The great challenge I had in observing this book was setting aside everything I had been taught and just letting the book speak for itself. The first rule that I see violated is the idea that we have in interpretation that we should never read into the scripture but draw our meaning out of it. Most interpreters of the Book of Revelation violate this rule on a regular basis. I think to assume modern technology, a timeline or even giving symbols in the book modern understandings is to read into the book. One of the classic ways this is done by some is to assume the book describes a period of time known as the Great Tribulation, but the book itself does not say this.
The other failure is to respect throughout the book the author of the book’s purpose and what the original recipients of the book would have understood about the book. This is quite evident when people hit verse one of chapter four and basically ignore what the seven churches would have thought about the visions of Revelation. It is written in symbols they would have understood and would have guided their future action.

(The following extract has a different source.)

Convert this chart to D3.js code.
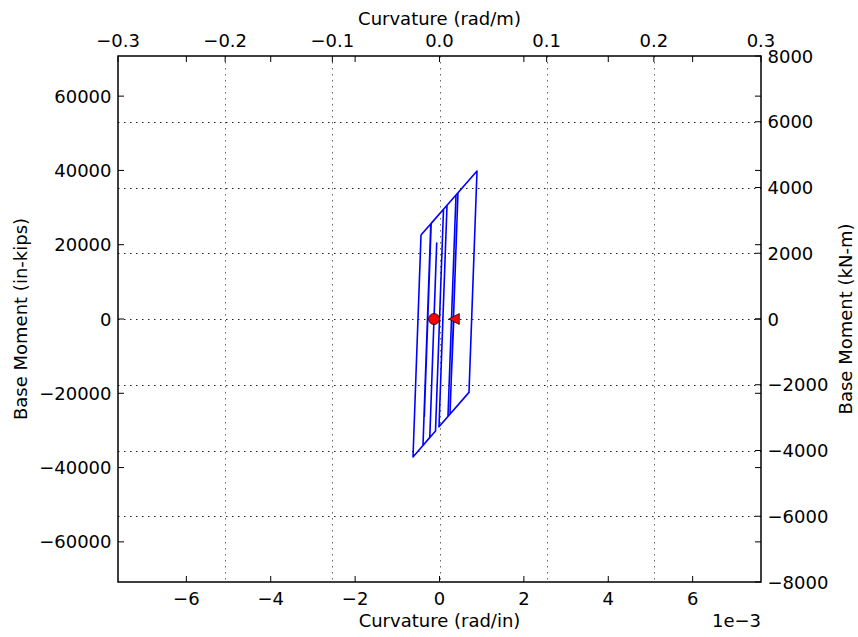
<!DOCTYPE html>
<html>
<head>
<meta charset="utf-8">
<script src="https://cdn.jsdelivr.net/npm/d3@7/dist/d3.min.js"></script>
<style>
  html, body { margin: 0; padding: 0; background: #fff; }
  svg text { font-family: "DejaVu Sans", sans-serif; fill: #000; }
</style>
</head>
<body>
<svg id="chart" width="858" height="637"></svg>
<script>
// Moment–curvature history at the column base
const curvature = [-0.000130, -0.0000664, -0.000230, -0.000391, -0.000206, -0.000360, -0.000197,
                   0.0000948, -0.0000948, -0.000628, -0.000438, 0.000889, 0.000699, -0.0000119,
                   0.000178, 0.000391, 0.000201, 0.000391, 0.000438, 0.000249,
                   0.000401, 0.000278, 0.000339];   // rad/in
const moment    = [0, 20460, -31850, -34030, 25630, -26250, 25740,
                   29530, -30150, -37150, 22610, 39840, -19760, -29020,
                   30610, 33380, -26220, 33380, 34000, -25600,
                   22080, -16420, 0];                // in-kips

// Tick values
const xTicksIn  = [-0.006, -0.004, -0.002, 0, 0.002, 0.004, 0.006];
const xTicksM   = [-0.3, -0.2, -0.1, 0.0, 0.1, 0.2, 0.3];
const yTicksKip = [-60000, -40000, -20000, 0, 20000, 40000, 60000];
const yTicksKN  = [-8000, -6000, -4000, -2000, 0, 2000, 4000, 6000, 8000];

const IN_PER_M = 39.37;
const KNM_PER_KIPIN = 0.112985;

const svg = d3.select("#chart");
const L = 118, R = 761, T = 56, B = 582;
const fs = 18;

const xM = d3.scaleLinear().domain([-0.3, 0.3]).range([L, R]);
const xIn = d3.scaleLinear().domain([-0.3 / IN_PER_M, 0.3 / IN_PER_M]).range([L, R]);
const yKN = d3.scaleLinear().domain([-8000, 8000]).range([B, T]);
const yKip = d3.scaleLinear().domain([-8000 / KNM_PER_KIPIN, 8000 / KNM_PER_KIPIN]).range([B, T]);

const fmtMinus = s => s.replace(/-/g, "\u2212");

// Grid from the metric axes
const grid = svg.append("g");
grid.selectAll("line.gx").data(xTicksM.slice(1, -1)).join("line")
  .attr("x1", d => Math.round(xM(d)) + 0.5).attr("x2", d => Math.round(xM(d)) + 0.5)
  .attr("y1", T).attr("y2", B)
  .attr("stroke", "#666").attr("stroke-width", 1).attr("stroke-dasharray", "1.5,4.5");
grid.selectAll("line.gy").data(yTicksKN.slice(1, -1)).join("line")
  .attr("y1", d => Math.round(yKN(d)) + 0.5).attr("y2", d => Math.round(yKN(d)) + 0.5)
  .attr("x1", L).attr("x2", R)
  .attr("stroke", "#222").attr("stroke-width", 1).attr("stroke-dasharray", "1.5,4.5");

// Hysteresis path
const line = d3.line().x((d, i) => xIn(curvature[i])).y((d, i) => yKip(moment[i]));
svg.append("path").datum(curvature)
  .attr("d", line).attr("fill", "none")
  .attr("stroke", "#0000ff").attr("stroke-width", 1.6).attr("stroke-linejoin", "round");

// Start and end markers
const n = curvature.length - 1;
svg.append("circle")
  .attr("cx", xIn(curvature[0])).attr("cy", yKip(moment[0])).attr("r", 5.5)
  .attr("fill", "#ff0000").attr("stroke", "#000").attr("stroke-width", 0.75);
const ex = xIn(curvature[n]), ey = yKip(moment[n]);
svg.append("path")
  .attr("d", d3.line()([[ex - 5, ey], [ex + 5.5, ey - 5.5], [ex + 5.5, ey + 5.5]]) + "Z")
  .attr("fill", "#ff0000").attr("stroke", "#000").attr("stroke-width", 0.75);

// Axes (inward ticks)
const tickLen = 6;
const axes = svg.append("g");

// bottom: rad/in, ticks on bottom and top
xTicksIn.forEach(v => {
  const x = xIn(v);
  axes.append("line").attr("x1", x).attr("x2", x).attr("y1", B).attr("y2", B - tickLen).attr("stroke", "#000");
  axes.append("line").attr("x1", x).attr("x2", x).attr("y1", T).attr("y2", T + tickLen).attr("stroke", "#000");
  axes.append("text").attr("x", x).attr("y", 605).attr("text-anchor", "middle")
    .attr("font-size", fs).text(fmtMinus(d3.format("d")(Math.round(v * 1000))));
});
// top: rad/m
xTicksM.forEach(v => {
  const x = xM(v);
  axes.append("line").attr("x1", x).attr("x2", x).attr("y1", T).attr("y2", T + tickLen).attr("stroke", "#000");
  axes.append("text").attr("x", x).attr("y", 46.5).attr("text-anchor", "middle")
    .attr("font-size", fs).text(fmtMinus(d3.format(".1f")(v)));
});
// left: in-kips, ticks on left and right
yTicksKip.forEach(v => {
  const y = yKip(v);
  axes.append("line").attr("y1", y).attr("y2", y).attr("x1", L).attr("x2", L + tickLen).attr("stroke", "#000");
  axes.append("line").attr("y1", y).attr("y2", y).attr("x1", R).attr("x2", R - tickLen).attr("stroke", "#000");
  axes.append("text").attr("x", 111.5).attr("y", y + 6.5).attr("text-anchor", "end")
    .attr("font-size", fs).text(fmtMinus(String(v)));
});
// right: kN-m
yTicksKN.forEach(v => {
  const y = yKN(v);
  axes.append("line").attr("y1", y).attr("y2", y).attr("x1", R).attr("x2", R - tickLen).attr("stroke", "#000");
  axes.append("text").attr("x", 767.5).attr("y", y + 6.5).attr("text-anchor", "start")
    .attr("font-size", fs).text(fmtMinus(String(v)));
});

// Frame
svg.append("rect").attr("x", L).attr("y", T).attr("width", R - L).attr("height", B - T)
  .attr("fill", "none").attr("stroke", "#000").attr("stroke-width", 1.5);

// Axis labels
svg.append("text").attr("x", (L + R) / 2).attr("y", 627).attr("text-anchor", "middle")
  .attr("font-size", fs).text("Curvature (rad/in)");
svg.append("text").attr("x", R).attr("y", 627).attr("text-anchor", "end")
  .attr("font-size", fs).text("1e\u22123");
svg.append("text").attr("x", (L + R) / 2).attr("y", 25).attr("text-anchor", "middle")
  .attr("font-size", fs).text("Curvature (rad/m)");
svg.append("text").attr("transform", `translate(27,${(T + B) / 2}) rotate(-90)`)
  .attr("text-anchor", "middle").attr("font-size", fs).text("Base Moment (in-kips)");
svg.append("text").attr("transform", `translate(852,${(T + B) / 2}) rotate(-90)`)
  .attr("text-anchor", "middle").attr("font-size", fs).text("Base Moment (kN-m)");
</script>
</body>
</html>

For that matter, one of the big assumptions is about the nature of prophetic literature and in particular apocalyptic literature. Prophecy in the Bible does not spend the vast majority of its time predicting the future. Rather, it spends most of its time trying to bring the people it is addressed to a certain action to either change or fulfill the future spoken of in the prophecy. This also leads to another assumption about prophecy that must go when looking at Revelation – that once God prophesies something it is set in stone, but any look at Old Testament prophecy will show that some prophecies are not fulfilled and often the reason is the conditions change from the time the prophecy is made. Revelation may have the same time locked conditionality so now that 1900 years have passed some of the prophecies made in it are now null and void. We also have to concede that some of them may have been fulfilled and some of the revelations in the book may have not been about the future at all but showing the present spiritual state of things from God’s perspective.
The real challenge for me is how to proceed in interpreting the book but I think I must go back to the beginning and look at it again with the idea that each vision is something either past. present or future or a combination of all three in that the thing revealed has always been. Each vision stands on its own and as part of a whole. The overarching purpose also remains that each vision is Jesus revealing something of himself to the seven churches.